> GIVEN PROBLEM
Gather all lines with "this" from the records.

> EXTRACTED DATA

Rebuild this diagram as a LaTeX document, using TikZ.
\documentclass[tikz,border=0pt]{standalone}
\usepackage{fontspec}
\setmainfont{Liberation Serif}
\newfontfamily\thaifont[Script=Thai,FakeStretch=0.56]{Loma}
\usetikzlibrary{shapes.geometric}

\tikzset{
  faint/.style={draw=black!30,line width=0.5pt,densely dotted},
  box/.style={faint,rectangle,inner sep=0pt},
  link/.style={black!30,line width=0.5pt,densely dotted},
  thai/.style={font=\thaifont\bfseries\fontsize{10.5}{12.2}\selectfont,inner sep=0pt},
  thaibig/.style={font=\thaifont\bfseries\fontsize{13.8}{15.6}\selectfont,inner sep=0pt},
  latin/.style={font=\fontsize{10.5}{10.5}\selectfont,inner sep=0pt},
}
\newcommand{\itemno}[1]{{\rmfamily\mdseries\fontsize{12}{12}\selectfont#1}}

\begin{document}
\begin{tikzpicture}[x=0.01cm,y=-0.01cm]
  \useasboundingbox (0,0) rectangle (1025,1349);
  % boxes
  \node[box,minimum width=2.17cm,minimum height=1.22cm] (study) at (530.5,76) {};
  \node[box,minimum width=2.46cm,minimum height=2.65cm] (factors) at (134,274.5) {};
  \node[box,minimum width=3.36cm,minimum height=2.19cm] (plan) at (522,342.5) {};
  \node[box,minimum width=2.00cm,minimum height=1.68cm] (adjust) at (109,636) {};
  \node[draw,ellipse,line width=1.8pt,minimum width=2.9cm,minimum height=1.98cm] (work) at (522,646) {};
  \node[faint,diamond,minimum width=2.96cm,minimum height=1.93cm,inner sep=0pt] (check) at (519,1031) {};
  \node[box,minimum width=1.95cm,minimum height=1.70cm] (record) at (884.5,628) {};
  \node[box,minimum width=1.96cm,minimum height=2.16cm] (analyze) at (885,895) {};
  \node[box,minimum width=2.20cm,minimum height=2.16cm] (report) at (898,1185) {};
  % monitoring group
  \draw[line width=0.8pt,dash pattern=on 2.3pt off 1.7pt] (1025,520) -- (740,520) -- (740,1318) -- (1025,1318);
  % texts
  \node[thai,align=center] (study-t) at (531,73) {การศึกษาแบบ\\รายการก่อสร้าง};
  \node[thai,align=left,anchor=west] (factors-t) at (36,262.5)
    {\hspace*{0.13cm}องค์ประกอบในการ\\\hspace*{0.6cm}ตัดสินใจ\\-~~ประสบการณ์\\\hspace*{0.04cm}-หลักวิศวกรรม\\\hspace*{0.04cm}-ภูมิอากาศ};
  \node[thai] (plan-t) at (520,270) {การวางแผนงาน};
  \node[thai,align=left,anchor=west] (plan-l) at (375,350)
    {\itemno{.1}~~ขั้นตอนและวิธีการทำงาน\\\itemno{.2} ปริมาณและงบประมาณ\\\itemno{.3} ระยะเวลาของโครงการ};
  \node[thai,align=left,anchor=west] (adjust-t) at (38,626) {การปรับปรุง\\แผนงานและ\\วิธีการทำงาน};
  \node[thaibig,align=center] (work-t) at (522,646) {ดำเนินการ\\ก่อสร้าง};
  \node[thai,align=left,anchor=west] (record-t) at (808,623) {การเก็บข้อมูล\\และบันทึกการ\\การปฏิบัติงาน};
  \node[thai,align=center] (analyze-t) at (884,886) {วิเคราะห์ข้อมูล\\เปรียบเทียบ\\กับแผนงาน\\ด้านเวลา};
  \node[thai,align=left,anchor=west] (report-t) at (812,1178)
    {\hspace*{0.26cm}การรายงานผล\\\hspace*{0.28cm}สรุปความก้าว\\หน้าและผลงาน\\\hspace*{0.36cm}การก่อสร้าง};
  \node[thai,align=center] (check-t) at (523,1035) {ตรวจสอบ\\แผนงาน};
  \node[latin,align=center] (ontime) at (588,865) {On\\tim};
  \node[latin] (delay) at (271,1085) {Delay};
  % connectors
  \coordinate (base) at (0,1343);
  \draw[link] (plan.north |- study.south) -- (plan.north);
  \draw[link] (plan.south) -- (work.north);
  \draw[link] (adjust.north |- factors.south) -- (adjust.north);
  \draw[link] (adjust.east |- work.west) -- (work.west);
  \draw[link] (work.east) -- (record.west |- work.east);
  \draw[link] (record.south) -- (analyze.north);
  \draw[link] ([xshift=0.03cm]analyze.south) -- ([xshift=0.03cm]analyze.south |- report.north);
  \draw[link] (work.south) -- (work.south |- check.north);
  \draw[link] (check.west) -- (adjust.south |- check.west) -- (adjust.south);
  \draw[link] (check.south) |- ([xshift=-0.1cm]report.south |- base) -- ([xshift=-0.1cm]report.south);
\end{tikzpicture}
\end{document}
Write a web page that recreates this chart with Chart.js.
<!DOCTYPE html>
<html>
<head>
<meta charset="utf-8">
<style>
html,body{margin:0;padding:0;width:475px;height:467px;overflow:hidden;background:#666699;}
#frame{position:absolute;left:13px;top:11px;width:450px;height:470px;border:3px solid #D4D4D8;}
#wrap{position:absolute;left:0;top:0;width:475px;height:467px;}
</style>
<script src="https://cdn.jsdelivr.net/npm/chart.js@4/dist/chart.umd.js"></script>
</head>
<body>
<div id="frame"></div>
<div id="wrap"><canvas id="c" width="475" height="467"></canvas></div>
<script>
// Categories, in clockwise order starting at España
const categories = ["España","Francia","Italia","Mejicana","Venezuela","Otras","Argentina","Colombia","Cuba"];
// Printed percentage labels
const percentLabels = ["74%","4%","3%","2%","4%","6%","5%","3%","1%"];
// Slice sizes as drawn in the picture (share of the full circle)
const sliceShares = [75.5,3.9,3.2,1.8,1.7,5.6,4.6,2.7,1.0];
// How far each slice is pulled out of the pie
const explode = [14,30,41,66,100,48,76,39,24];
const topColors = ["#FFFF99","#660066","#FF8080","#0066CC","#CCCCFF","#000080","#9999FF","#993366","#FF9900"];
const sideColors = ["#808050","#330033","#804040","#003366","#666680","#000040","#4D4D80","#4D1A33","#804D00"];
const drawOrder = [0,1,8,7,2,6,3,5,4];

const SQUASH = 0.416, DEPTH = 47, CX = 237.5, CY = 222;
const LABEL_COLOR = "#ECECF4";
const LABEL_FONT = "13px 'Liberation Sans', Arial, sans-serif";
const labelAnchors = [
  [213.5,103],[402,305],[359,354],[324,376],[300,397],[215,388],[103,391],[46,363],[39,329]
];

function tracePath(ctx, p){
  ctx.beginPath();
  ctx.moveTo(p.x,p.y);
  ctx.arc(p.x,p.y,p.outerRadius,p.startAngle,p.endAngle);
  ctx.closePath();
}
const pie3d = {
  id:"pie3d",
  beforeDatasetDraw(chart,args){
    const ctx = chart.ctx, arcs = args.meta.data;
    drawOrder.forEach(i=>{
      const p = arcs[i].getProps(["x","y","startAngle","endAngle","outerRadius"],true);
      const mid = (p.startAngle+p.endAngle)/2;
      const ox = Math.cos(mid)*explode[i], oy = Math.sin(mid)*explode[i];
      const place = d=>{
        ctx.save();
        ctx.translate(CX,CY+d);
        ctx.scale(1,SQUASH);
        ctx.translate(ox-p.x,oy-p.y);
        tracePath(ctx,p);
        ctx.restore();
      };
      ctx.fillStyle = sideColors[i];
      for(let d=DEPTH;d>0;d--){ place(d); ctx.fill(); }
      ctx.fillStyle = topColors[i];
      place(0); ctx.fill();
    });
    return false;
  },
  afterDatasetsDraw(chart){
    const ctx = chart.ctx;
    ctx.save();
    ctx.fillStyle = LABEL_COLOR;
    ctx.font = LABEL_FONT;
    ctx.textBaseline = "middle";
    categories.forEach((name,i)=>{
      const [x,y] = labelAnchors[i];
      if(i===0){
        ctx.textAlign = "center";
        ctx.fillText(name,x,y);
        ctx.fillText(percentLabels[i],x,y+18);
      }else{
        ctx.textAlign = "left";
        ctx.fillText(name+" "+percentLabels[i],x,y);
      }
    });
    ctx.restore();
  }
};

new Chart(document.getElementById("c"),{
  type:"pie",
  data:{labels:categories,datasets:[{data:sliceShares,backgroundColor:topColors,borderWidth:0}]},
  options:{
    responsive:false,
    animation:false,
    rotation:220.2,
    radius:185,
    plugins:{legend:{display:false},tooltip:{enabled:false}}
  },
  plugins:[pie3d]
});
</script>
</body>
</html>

> SOLVED EXERCISE
Rebuild this diagram as a LaTeX document, using TikZ.
Write a web page that recreates this chart with Chart.js.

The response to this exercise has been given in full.